> What is required
Collect all the lines that mention the word "this".

> Data listing
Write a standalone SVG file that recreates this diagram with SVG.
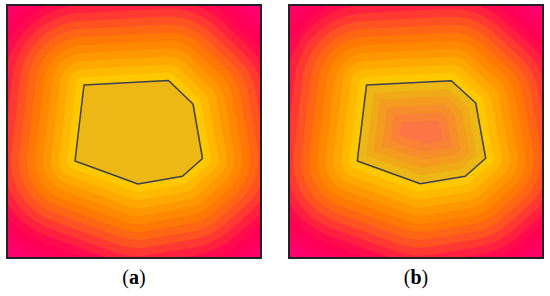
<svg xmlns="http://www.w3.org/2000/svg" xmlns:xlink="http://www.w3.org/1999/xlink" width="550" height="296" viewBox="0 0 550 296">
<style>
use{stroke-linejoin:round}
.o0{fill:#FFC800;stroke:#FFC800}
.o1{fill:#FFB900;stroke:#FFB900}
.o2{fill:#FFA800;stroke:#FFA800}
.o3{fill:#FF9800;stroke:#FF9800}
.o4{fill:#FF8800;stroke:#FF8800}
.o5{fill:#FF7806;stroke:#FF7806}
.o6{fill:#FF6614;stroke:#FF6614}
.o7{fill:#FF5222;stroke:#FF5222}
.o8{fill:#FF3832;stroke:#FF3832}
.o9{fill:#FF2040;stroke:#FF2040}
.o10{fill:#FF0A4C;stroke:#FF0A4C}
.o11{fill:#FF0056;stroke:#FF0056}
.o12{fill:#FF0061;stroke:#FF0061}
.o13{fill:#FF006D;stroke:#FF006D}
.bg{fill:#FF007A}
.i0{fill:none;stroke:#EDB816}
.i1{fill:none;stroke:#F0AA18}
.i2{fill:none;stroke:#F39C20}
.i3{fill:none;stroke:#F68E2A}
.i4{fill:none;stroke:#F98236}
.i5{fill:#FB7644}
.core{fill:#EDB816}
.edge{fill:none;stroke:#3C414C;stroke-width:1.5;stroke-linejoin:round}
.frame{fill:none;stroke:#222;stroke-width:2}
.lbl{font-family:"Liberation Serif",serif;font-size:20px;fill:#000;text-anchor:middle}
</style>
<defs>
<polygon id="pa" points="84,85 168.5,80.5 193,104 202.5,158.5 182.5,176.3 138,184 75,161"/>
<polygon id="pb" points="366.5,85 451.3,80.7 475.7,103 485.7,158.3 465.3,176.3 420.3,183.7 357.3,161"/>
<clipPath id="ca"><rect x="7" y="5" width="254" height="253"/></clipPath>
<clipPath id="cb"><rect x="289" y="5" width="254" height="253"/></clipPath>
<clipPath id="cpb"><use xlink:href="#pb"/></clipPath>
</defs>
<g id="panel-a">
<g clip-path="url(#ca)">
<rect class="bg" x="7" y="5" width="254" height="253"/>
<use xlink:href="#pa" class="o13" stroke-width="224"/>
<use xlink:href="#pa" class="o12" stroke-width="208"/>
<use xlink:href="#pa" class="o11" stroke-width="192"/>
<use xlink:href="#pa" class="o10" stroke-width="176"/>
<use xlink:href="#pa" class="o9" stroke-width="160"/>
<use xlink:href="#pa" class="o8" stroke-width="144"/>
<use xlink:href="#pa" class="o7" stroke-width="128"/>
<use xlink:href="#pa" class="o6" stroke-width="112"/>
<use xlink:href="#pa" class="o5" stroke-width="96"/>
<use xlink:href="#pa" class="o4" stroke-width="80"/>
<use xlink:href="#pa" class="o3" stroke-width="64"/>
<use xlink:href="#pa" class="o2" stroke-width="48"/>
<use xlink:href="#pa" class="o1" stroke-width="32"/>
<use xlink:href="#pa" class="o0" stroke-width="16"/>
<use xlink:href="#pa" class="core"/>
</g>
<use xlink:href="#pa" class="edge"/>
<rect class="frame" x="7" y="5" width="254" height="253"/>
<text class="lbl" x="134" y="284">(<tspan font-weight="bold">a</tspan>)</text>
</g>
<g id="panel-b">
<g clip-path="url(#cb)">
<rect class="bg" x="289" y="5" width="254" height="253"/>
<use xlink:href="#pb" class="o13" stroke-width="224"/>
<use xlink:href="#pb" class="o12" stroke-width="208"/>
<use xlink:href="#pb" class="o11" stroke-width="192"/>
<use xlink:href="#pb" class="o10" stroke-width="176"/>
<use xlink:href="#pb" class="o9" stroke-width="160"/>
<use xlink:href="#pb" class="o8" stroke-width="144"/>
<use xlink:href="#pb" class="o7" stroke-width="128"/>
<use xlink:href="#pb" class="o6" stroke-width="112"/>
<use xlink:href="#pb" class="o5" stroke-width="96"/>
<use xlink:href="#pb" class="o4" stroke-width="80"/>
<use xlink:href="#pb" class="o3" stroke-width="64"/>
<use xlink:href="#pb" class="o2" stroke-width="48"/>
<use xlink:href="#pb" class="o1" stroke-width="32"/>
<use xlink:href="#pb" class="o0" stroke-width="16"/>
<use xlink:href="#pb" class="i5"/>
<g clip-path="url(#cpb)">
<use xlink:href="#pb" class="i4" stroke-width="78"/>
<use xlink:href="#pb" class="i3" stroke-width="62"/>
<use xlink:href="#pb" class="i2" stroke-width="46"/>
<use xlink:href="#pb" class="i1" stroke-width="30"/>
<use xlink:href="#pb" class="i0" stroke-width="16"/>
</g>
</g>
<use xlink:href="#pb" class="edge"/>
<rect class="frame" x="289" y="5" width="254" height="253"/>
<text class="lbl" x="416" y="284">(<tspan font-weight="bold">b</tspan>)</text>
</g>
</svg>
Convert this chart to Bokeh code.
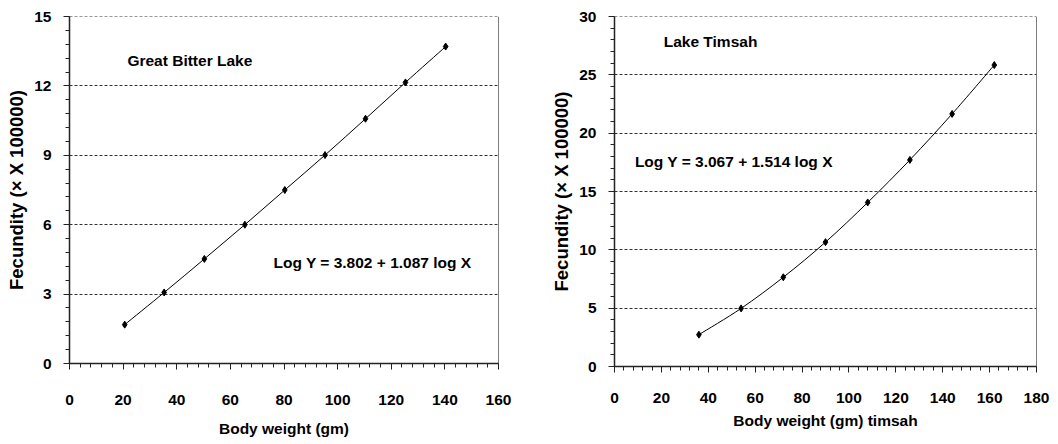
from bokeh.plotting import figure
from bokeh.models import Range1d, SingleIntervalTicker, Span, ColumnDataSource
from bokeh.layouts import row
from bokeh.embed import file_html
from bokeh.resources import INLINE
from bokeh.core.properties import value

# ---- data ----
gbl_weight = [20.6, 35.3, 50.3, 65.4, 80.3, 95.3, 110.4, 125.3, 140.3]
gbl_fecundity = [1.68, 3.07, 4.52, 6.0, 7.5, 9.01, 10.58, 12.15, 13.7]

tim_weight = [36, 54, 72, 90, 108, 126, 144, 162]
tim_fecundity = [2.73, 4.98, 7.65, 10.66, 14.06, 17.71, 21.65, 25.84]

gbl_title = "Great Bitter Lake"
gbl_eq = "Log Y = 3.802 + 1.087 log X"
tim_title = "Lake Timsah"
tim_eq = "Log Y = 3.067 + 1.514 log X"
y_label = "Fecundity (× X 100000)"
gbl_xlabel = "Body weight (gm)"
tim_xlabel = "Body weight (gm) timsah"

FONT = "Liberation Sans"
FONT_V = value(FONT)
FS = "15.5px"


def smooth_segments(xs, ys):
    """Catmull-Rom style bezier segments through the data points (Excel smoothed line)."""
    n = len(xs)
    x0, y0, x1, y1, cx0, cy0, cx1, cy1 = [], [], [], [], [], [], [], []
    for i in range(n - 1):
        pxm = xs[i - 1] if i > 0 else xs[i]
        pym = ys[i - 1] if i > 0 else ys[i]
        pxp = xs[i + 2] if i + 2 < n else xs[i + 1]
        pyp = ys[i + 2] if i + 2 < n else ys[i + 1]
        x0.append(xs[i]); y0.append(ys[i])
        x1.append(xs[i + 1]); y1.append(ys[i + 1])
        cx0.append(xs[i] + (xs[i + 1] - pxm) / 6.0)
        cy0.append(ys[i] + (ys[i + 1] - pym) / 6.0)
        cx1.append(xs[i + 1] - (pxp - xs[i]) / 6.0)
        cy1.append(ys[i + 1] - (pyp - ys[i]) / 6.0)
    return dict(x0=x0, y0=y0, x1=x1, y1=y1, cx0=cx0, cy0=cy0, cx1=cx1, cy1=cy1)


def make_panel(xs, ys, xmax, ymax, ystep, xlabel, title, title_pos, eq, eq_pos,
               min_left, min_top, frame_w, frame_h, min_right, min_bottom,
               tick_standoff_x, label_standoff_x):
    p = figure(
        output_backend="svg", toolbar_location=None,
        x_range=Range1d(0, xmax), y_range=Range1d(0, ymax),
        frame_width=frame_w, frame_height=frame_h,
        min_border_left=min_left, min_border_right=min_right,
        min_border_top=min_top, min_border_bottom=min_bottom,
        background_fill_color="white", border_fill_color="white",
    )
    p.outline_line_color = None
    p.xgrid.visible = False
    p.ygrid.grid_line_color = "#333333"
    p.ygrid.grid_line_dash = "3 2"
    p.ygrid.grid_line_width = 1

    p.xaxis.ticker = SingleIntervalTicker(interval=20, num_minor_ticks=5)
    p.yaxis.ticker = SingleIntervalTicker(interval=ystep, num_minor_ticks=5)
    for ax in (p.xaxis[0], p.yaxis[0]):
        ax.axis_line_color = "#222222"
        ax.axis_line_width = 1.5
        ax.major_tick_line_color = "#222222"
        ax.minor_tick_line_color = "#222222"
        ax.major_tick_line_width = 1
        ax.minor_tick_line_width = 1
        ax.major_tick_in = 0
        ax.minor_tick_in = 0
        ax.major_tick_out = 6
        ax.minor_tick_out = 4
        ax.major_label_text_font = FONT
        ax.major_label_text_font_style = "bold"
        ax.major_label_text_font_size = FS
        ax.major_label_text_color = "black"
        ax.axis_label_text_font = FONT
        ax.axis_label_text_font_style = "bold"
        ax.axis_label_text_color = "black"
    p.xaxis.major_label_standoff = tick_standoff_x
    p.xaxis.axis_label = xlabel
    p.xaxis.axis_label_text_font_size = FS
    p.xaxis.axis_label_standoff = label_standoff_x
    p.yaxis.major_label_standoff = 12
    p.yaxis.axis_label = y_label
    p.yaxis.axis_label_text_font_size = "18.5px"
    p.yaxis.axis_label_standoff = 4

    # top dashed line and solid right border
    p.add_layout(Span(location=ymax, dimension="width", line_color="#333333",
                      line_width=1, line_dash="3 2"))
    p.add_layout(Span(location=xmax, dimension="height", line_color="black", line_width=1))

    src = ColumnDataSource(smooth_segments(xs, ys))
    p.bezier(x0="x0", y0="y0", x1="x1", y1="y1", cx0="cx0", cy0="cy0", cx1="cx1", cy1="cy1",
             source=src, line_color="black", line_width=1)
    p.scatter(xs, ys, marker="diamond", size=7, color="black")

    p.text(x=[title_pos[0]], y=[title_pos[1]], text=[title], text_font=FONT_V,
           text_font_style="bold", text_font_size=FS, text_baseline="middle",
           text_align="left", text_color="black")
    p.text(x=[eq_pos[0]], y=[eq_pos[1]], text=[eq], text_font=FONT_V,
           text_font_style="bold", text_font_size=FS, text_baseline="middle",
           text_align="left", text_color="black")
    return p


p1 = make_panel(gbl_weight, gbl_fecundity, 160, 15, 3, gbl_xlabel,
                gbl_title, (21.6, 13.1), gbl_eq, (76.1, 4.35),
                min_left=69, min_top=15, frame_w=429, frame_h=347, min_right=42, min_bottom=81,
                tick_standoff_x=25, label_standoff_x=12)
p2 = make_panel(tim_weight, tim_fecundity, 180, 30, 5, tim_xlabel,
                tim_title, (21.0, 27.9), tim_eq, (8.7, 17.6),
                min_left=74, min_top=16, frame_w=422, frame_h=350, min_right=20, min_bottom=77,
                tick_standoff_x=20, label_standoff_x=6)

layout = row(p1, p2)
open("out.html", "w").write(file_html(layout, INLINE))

> Exercise solution
Write a standalone SVG file that recreates this diagram with SVG.
Convert this chart to Bokeh code.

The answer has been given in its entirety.